__Problem requirements__
Give every line back verbatim, dropping all images.

* * * * * * *

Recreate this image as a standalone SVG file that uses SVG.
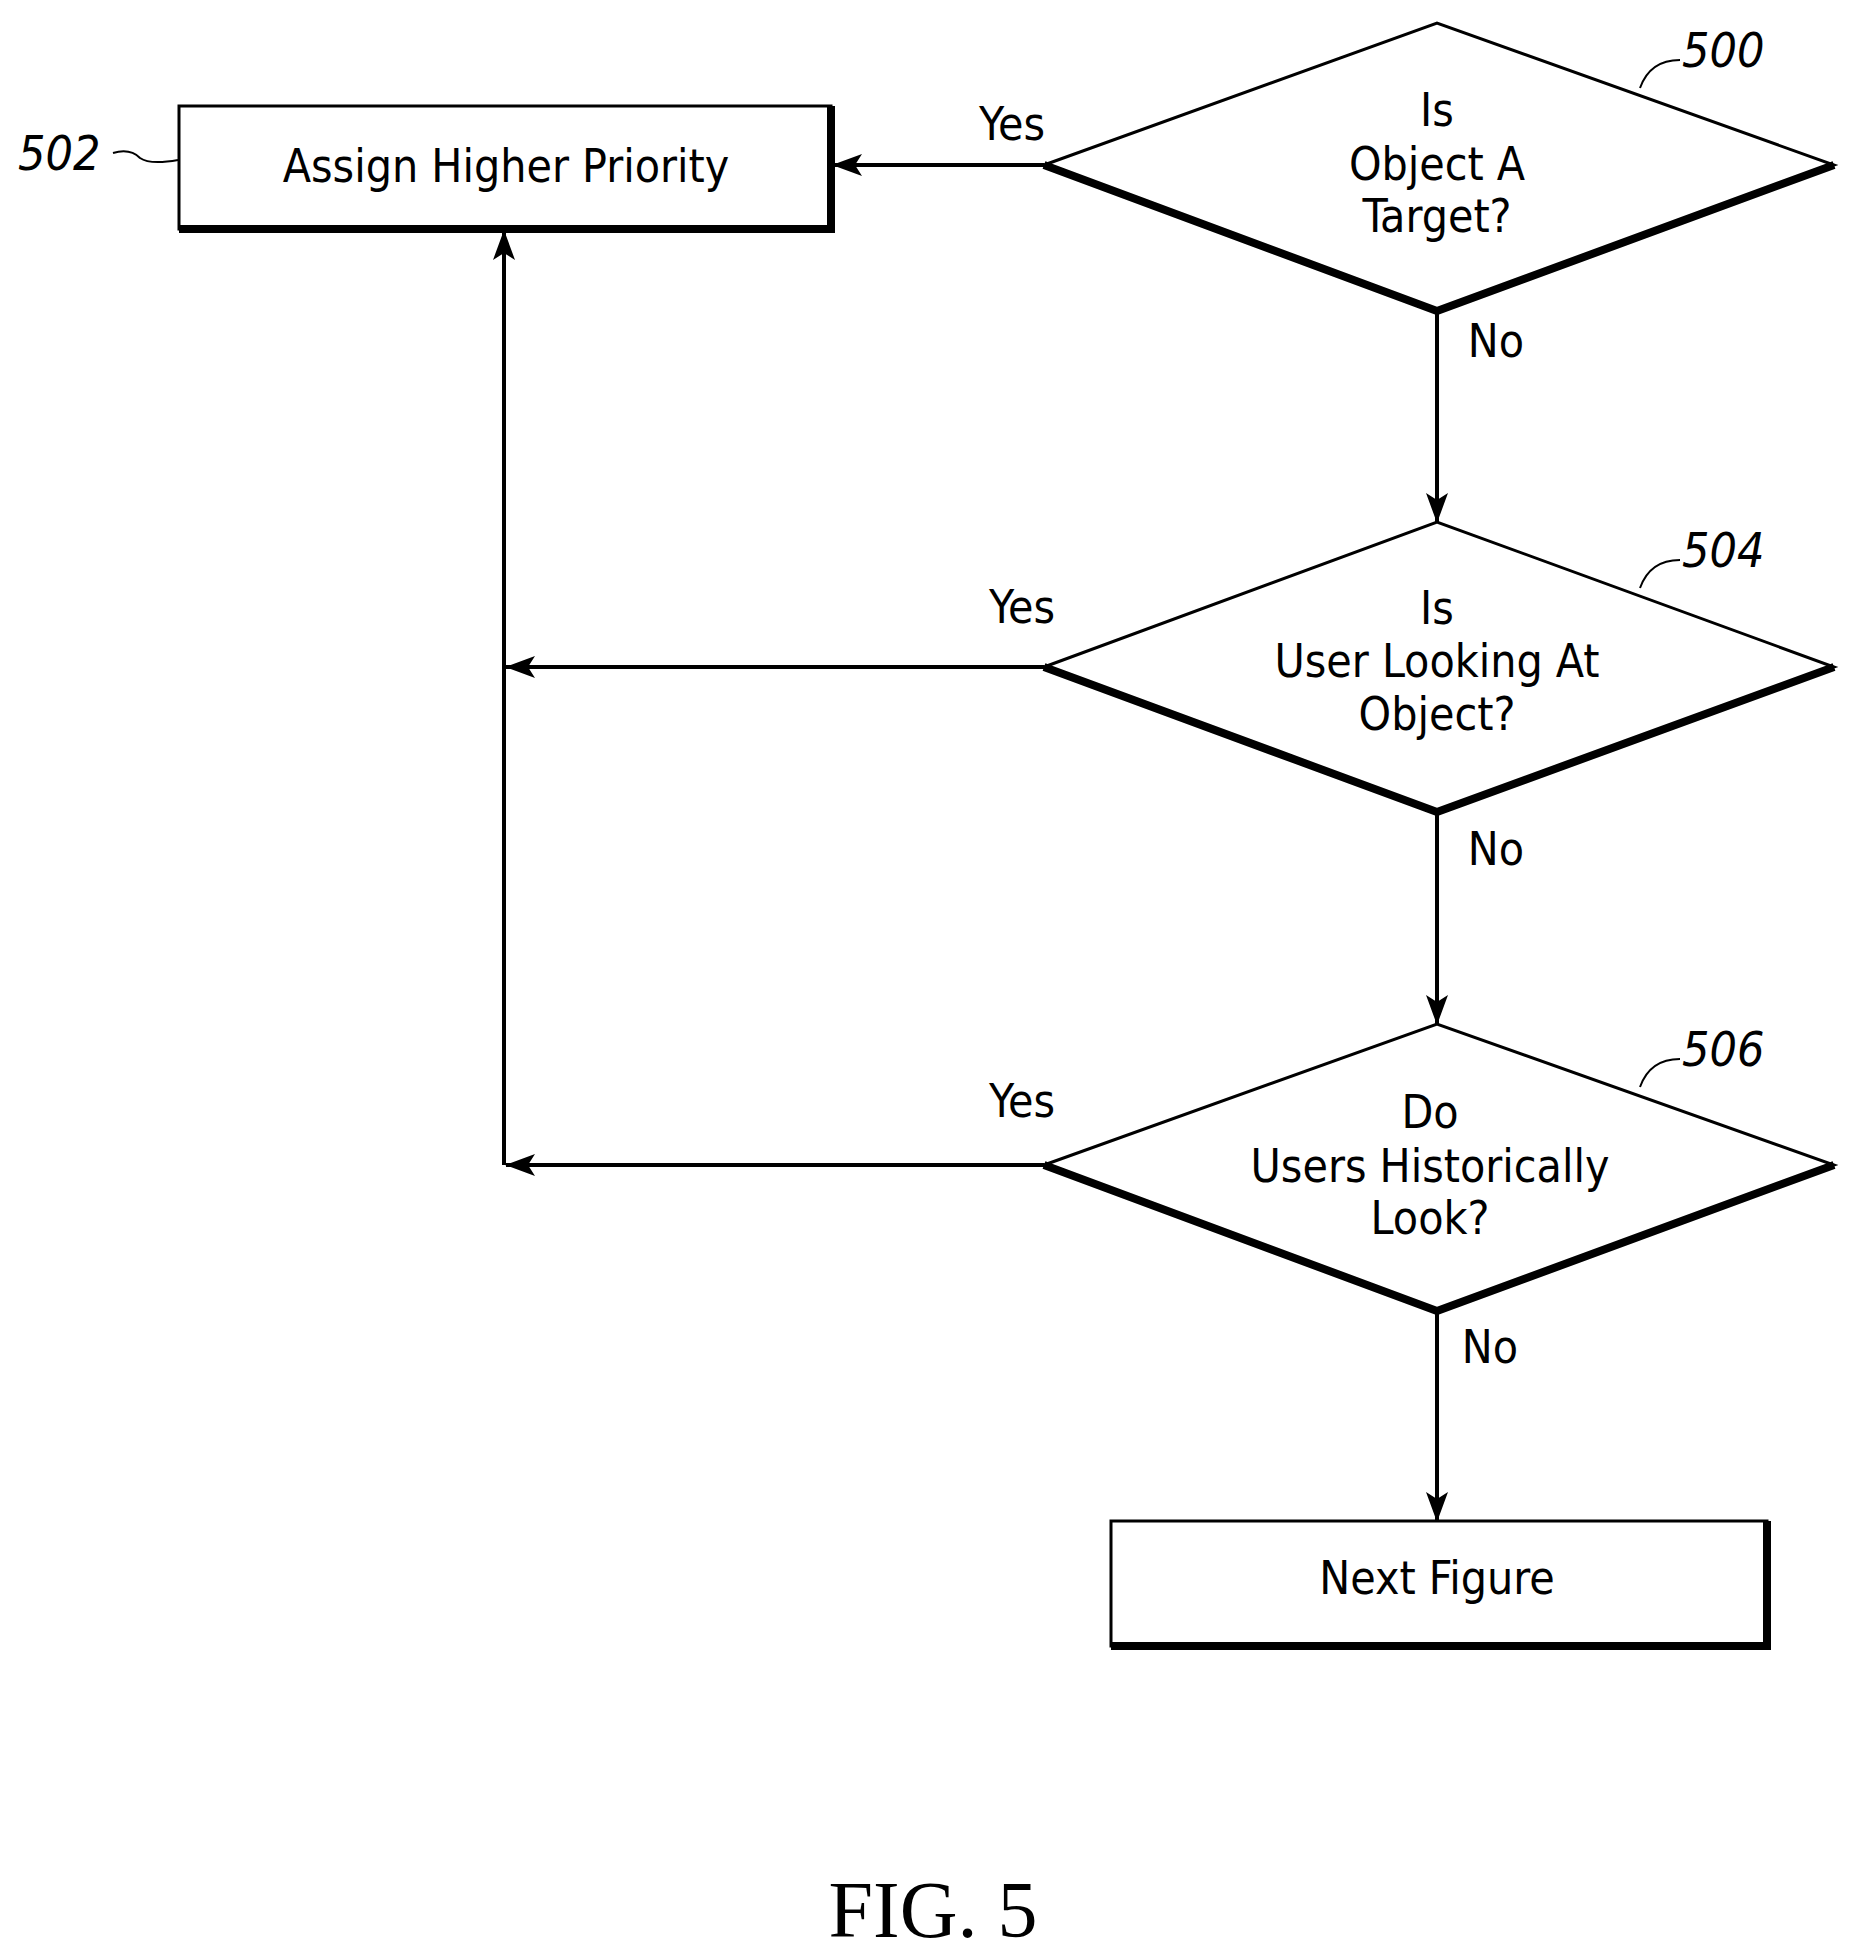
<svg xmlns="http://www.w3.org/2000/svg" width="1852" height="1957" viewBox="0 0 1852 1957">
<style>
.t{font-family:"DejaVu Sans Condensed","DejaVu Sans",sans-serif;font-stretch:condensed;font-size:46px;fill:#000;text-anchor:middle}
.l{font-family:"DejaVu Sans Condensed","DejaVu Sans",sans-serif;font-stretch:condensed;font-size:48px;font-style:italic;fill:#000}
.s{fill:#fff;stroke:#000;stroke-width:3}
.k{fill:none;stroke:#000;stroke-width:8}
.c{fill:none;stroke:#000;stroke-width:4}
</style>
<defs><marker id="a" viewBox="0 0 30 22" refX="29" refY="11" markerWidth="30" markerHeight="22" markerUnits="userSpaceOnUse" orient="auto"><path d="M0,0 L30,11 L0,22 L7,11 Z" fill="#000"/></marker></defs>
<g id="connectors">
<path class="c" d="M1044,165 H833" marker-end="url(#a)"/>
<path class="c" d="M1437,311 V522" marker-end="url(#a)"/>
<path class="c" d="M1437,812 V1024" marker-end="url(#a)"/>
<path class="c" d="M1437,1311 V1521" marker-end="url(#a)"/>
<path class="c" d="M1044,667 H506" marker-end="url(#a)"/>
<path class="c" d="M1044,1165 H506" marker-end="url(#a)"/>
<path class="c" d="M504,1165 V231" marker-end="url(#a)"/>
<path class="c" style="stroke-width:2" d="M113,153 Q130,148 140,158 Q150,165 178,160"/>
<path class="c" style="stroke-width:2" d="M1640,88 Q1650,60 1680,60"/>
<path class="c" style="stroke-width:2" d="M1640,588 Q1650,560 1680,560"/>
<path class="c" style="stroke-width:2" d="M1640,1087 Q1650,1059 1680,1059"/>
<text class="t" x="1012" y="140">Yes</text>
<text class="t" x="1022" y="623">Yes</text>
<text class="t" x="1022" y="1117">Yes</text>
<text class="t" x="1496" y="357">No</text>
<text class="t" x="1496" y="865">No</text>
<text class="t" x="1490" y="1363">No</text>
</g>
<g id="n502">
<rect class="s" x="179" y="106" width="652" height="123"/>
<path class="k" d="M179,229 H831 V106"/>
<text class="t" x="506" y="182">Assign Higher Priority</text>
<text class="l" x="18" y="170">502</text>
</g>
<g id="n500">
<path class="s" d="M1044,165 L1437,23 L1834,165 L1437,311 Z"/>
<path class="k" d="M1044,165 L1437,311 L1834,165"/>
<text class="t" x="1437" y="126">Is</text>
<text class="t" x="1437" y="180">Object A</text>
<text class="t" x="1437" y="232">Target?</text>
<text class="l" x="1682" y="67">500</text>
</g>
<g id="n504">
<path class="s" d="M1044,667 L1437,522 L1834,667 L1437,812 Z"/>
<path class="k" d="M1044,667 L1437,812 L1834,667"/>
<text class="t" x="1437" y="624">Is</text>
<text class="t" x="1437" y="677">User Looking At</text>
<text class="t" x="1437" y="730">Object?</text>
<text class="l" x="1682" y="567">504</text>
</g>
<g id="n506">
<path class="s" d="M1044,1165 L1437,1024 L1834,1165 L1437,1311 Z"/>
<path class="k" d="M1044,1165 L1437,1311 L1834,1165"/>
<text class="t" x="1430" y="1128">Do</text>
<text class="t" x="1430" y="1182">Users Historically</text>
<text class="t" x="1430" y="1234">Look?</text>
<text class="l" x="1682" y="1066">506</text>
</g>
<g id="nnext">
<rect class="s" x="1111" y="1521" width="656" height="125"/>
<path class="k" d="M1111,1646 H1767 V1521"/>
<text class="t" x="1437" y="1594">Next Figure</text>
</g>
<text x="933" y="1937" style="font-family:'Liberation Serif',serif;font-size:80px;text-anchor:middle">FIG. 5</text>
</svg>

* * * * * * *

__Exercise output__
Recreate this image as a standalone SVG file that uses SVG.
<svg xmlns="http://www.w3.org/2000/svg" width="1852" height="1957" viewBox="0 0 1852 1957">
<style>
.t{font-family:"DejaVu Sans Condensed","DejaVu Sans",sans-serif;font-stretch:condensed;font-size:46px;fill:#000;text-anchor:middle}
.l{font-family:"DejaVu Sans Condensed","DejaVu Sans",sans-serif;font-stretch:condensed;font-size:48px;font-style:italic;fill:#000}
.s{fill:#fff;stroke:#000;stroke-width:3}
.k{fill:none;stroke:#000;stroke-width:8}
.c{fill:none;stroke:#000;stroke-width:4}
</style>
<defs><marker id="a" viewBox="0 0 30 22" refX="29" refY="11" markerWidth="30" markerHeight="22" markerUnits="userSpaceOnUse" orient="auto"><path d="M0,0 L30,11 L0,22 L7,11 Z" fill="#000"/></marker></defs>
<g id="connectors">
<path class="c" d="M1044,165 H833" marker-end="url(#a)"/>
<path class="c" d="M1437,311 V522" marker-end="url(#a)"/>
<path class="c" d="M1437,812 V1024" marker-end="url(#a)"/>
<path class="c" d="M1437,1311 V1521" marker-end="url(#a)"/>
<path class="c" d="M1044,667 H506" marker-end="url(#a)"/>
<path class="c" d="M1044,1165 H506" marker-end="url(#a)"/>
<path class="c" d="M504,1165 V231" marker-end="url(#a)"/>
<path class="c" style="stroke-width:2" d="M113,153 Q130,148 140,158 Q150,165 178,160"/>
<path class="c" style="stroke-width:2" d="M1640,88 Q1650,60 1680,60"/>
<path class="c" style="stroke-width:2" d="M1640,588 Q1650,560 1680,560"/>
<path class="c" style="stroke-width:2" d="M1640,1087 Q1650,1059 1680,1059"/>
<text class="t" x="1012" y="140">Yes</text>
<text class="t" x="1022" y="623">Yes</text>
<text class="t" x="1022" y="1117">Yes</text>
<text class="t" x="1496" y="357">No</text>
<text class="t" x="1496" y="865">No</text>
<text class="t" x="1490" y="1363">No</text>
</g>
<g id="n502">
<rect class="s" x="179" y="106" width="652" height="123"/>
<path class="k" d="M179,229 H831 V106"/>
<text class="t" x="506" y="182">Assign Higher Priority</text>
<text class="l" x="18" y="170">502</text>
</g>
<g id="n500">
<path class="s" d="M1044,165 L1437,23 L1834,165 L1437,311 Z"/>
<path class="k" d="M1044,165 L1437,311 L1834,165"/>
<text class="t" x="1437" y="126">Is</text>
<text class="t" x="1437" y="180">Object A</text>
<text class="t" x="1437" y="232">Target?</text>
<text class="l" x="1682" y="67">500</text>
</g>
<g id="n504">
<path class="s" d="M1044,667 L1437,522 L1834,667 L1437,812 Z"/>
<path class="k" d="M1044,667 L1437,812 L1834,667"/>
<text class="t" x="1437" y="624">Is</text>
<text class="t" x="1437" y="677">User Looking At</text>
<text class="t" x="1437" y="730">Object?</text>
<text class="l" x="1682" y="567">504</text>
</g>
<g id="n506">
<path class="s" d="M1044,1165 L1437,1024 L1834,1165 L1437,1311 Z"/>
<path class="k" d="M1044,1165 L1437,1311 L1834,1165"/>
<text class="t" x="1430" y="1128">Do</text>
<text class="t" x="1430" y="1182">Users Historically</text>
<text class="t" x="1430" y="1234">Look?</text>
<text class="l" x="1682" y="1066">506</text>
</g>
<g id="nnext">
<rect class="s" x="1111" y="1521" width="656" height="125"/>
<path class="k" d="M1111,1646 H1767 V1521"/>
<text class="t" x="1437" y="1594">Next Figure</text>
</g>
<text x="933" y="1937" style="font-family:'Liberation Serif',serif;font-size:80px;text-anchor:middle">FIG. 5</text>
</svg>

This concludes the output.